News  ·  06 | 08 | 2023

Rivière

It’s almost impossible not to root for the troubled but relentless young female lead in this Swiss coming-of-age story.

© Beauvoir Films

Sometimes one needs to run in order to find the right way. That happens to Manon, a seventeen-year-old girl who decides to leave her home in the Swiss Alps to try to find the father she hasn’t seen in a long time. Once she settles in her new environment, the passion for hockey and the determination to become a professional player is her next goal. But it isn’t easy to overcome fear, frustration, rage and a self-destructive side, probably linked to her repressed sexuality.
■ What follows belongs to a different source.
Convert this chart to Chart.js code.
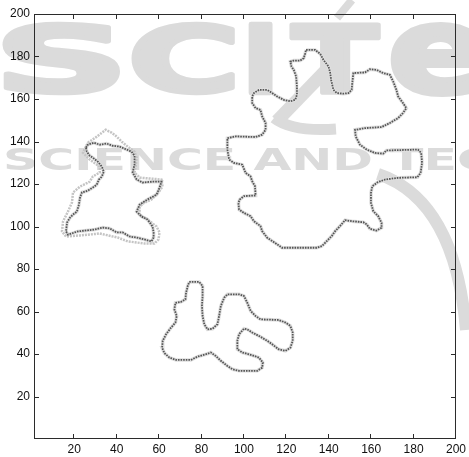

Rivière is a Swiss-French coproduction that tries to talk about the struggle of young people in a world that doesn’t seem to listen to them, to understand their fears or their desires. After a series of successful short stories, first-time director Hugues Hariche portrays a delicate but strong female character in a drama that looks specifically at realism without avoiding to look for the depth of the characters and situations. He is never invasive with his camera – but at the same time, always ready to catch the intimacy of the atmospheres, the director reaches the souls of his movie. Starting like a gripping character study and human drama, Rivière develops with coherence in a sport movie, without forgetting the importance of Manon’s personal life. The result is a feature film that never slips into superficial melodrama, on the contrary it reaches highs of tenderness and intimacy, especially when the main character understands her feelings toward the equally troubled Karine. The screenplay written by Hariche in collaboration with Joanne Giger doesn’t impose the fictional structure to the events, but just seems to let things happen, following with precision the evolution of Manon and the people close to her. If the movie works that well, credit must be also given to the soft but gripping performance by Flavie Delangle, who portraits Manon without going over the top in any single scene. Next to her, equally convincing and delicate, even in a character more at risk of becoming a stereotype like Karine, is a sharp Sarah Bramms. The chemistry between the two actresses is the heart and soul of the movie, developing a relationship which is not rhetoric but finds the truth of the unspoken, of soft lights and whispering music. There is a lot of kindness, a lot of tenderness behind the wounds and the scars of Manon and Karine, and Hariche wants to show that much more than the other elements of personalities that could have led to a well-worn melodrama. This doesn’t happen with Rivière, which instead depicts a desolate setting and painful characters without making them pointlessly overdramatic. The result is something true, seemingly delicate, almost fragile but precious. And when Manon enters the game and faces her own inner demons, it’s almost impossible not to root for this troubled but relentless young woman.